One of the more striking features of the contemporary conservative movement is the extent to which it has been moving toward epistemic closure. Reality is defined by a multimedia array of interconnected and cross promoting conservative blogs, radio programs, magazines, and of course, Fox News. Whatever conflicts with that reality can be dismissed out of hand because it comes from the liberal media, and is therefore ipso facto not to be trusted.
Living inside that cocoon means always hearing what a wonderful job Trump is doing and interacting only with those who support his re-election. On the other hand, it means being constantly bombarded with messages about how Democrats are evil and the polls can’t be trusted because they are part of fake news. That is how delusions are created and sustained.

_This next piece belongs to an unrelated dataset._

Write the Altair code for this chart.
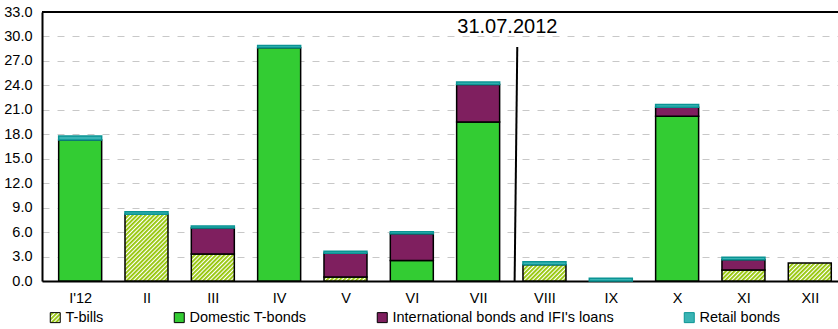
import json
import altair as alt
import pandas as pd

# ---- data ----
months = ["I'12", "II", "III", "IV", "V", "VI", "VII", "VIII", "IX", "X", "XI", "XII"]
series = ["T-bills", "Domestic T-bonds", "International bonds and IFI's loans", "Retail bonds"]
t_bills = [0, 8.2, 3.3, 0, 0.5, 0, 0, 2.0, 0, 0, 1.35, 2.2]
domestic = [17.3, 0, 0, 28.6, 0, 2.5, 19.5, 0, 0, 20.2, 0, 0]
international = [0, 0, 3.2, 0, 2.9, 3.3, 4.6, 0, 0, 1.1, 1.25, 0]
retail = [0.5, 0.3, 0.25, 0.3, 0.25, 0.25, 0.3, 0.35, 0.35, 0.35, 0.3, 0]
y_ticks = [0, 3, 6, 9, 12, 15, 18, 21, 24, 27, 30, 33]
marker_label = "31.07.2012"

fills = ["url(#hatch)", "#33cc33", "#7f1f5f", "#3ab4b4"]
strokes = ["black", "black", "black", "#0a9494"]

rows = []
for s_i, (name, vals) in enumerate(zip(series, [t_bills, domestic, international, retail])):
    for m_i, v in enumerate(vals):
        if v > 0:
            rows.append({"idx": m_i, "month": months[m_i], "series": name, "ord": s_i, "value": v})
df = pd.DataFrame(rows)

X_DOMAIN = [-0.5, 11.35]
xscale = alt.Scale(domain=X_DOMAIN, nice=False, zero=False)
yscale = alt.Scale(domain=[0, 33], nice=False)


def x_axis():
    return alt.Axis(values=list(range(12)),
                    labelExpr=json.dumps(months) + "[datum.value]",
                    grid=False, ticks=False, domain=True, domainColor="black",
                    domainWidth=2, labelPadding=10, labelFontSize=14.5,
                    labelColor="black", labelFont="Liberation Sans",
                    labelOverlap=False, title=None)


def y_axis():
    return alt.Axis(values=y_ticks, format=".1f", grid=True, gridDash=[7, 8],
                    gridColor="#c8c8c8", gridWidth=1, ticks=False, domain=True,
                    domainColor="black", domainWidth=2, labelPadding=10,
                    labelFontSize=14.5, labelColor="black",
                    labelFont="Liberation Sans", labelOverlap=False, title=None)


legend_cfg = dict(orient="none", legendX=6, legendY=298, direction="horizontal",
                  columns=4, columnPadding=68, title=None, symbolType="square",
                  symbolSize=100, symbolStrokeWidth=1, labelFontSize=14.5,
                  labelColor="black", labelOffset=3, labelFont="Liberation Sans",
                  labelLimit=500)

bars = alt.Chart(df).mark_bar(size=43, strokeWidth=1.5).encode(
    x=alt.X("idx:Q", scale=xscale, axis=x_axis()),
    y=alt.Y("value:Q", stack="zero", scale=yscale, axis=y_axis()),
    fill=alt.Fill("series:N", scale=alt.Scale(domain=series, range=fills),
                  legend=alt.Legend(**legend_cfg)),
    stroke=alt.Stroke("series:N", scale=alt.Scale(domain=series, range=strokes),
                      legend=alt.Legend(**legend_cfg)),
    order=alt.Order("ord:Q"),
)

top_frame = alt.Chart(pd.DataFrame({"y": [33]})).mark_rule(color="black", strokeWidth=2).encode(
    y=alt.Y("y:Q", scale=yscale, axis=y_axis())
)

marker_df = pd.DataFrame({"x": [6.59], "x2": [6.55], "y": [28.7], "y2": [0.0],
                          "tx": [6.44], "ty": [31.1], "label": [marker_label]})
marker_line = alt.Chart(marker_df).mark_rule(color="black", strokeWidth=2).encode(
    x=alt.X("x:Q", scale=xscale, axis=x_axis()), x2="x2:Q",
    y=alt.Y("y:Q", scale=yscale, axis=y_axis()), y2="y2:Q",
)
marker_text = alt.Chart(marker_df).mark_text(
    font="Liberation Sans Narrow, Arial Narrow, Liberation Sans", fontSize=20,
    color="black", baseline="middle", align="center"
).encode(
    x=alt.X("tx:Q", scale=xscale, axis=x_axis()),
    y=alt.Y("ty:Q", scale=yscale, axis=y_axis()),
    text="label:N"
)

chart = alt.layer(bars, top_frame, marker_line, marker_text).properties(
    width=796, height=269,
    autosize=alt.AutoSizeParams(type="none"),
    padding={"left": 42, "top": 12, "right": 0, "bottom": 48},
).configure_view(stroke=None).configure(font="Liberation Sans")

DEFS = ('<svg width="0" height="0" style="position:absolute;left:0;top:0">'
        '<defs><pattern id="hatch" patternUnits="userSpaceOnUse" width="3" height="3" '
        'patternTransform="rotate(45)"><rect width="3" height="3" fill="white"/>'
        '<rect width="1.8" height="3" fill="#92c400"/></pattern></defs></svg>')


class _HatchTemplate:
    def render(self, **kw):
        import altair.utils.html as _h
        html = _h.HTML_TEMPLATE.render(**kw)
        if "<body>" in html:
            return html.replace("<body>", "<body>" + DEFS, 1)
        return DEFS + html


try:
    chart.save("out.html", embed_options={"renderer": "svg", "actions": False},
               template=_HatchTemplate())
except Exception:
    chart.save("out.html", embed_options={"renderer": "svg", "actions": False})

You would think that a party based on that kind of delusional thinking would pay a price. But when the media engages in its “both sides” obsession, they give equal weight to facts and delusion, which is why Ornstein and Mann warned us about that back in 2012.
We understand the values of mainstream journalists, including the effort to report both sides of a story. But a balanced treatment of an unbalanced phenomenon distorts reality. If the political dynamics of Washington are unlikely to change anytime soon, at least we should change the way that reality is portrayed to the public.
Come November, the delusion about Trump winning in a landslide is very likely to be tested. In a perfect world, that would create some cognitive dissonance for Republicans. But reality very rarely breaks through delusions that have been so firmly established. How Republicans respond at that moment will tell us a lot about where their party is headed.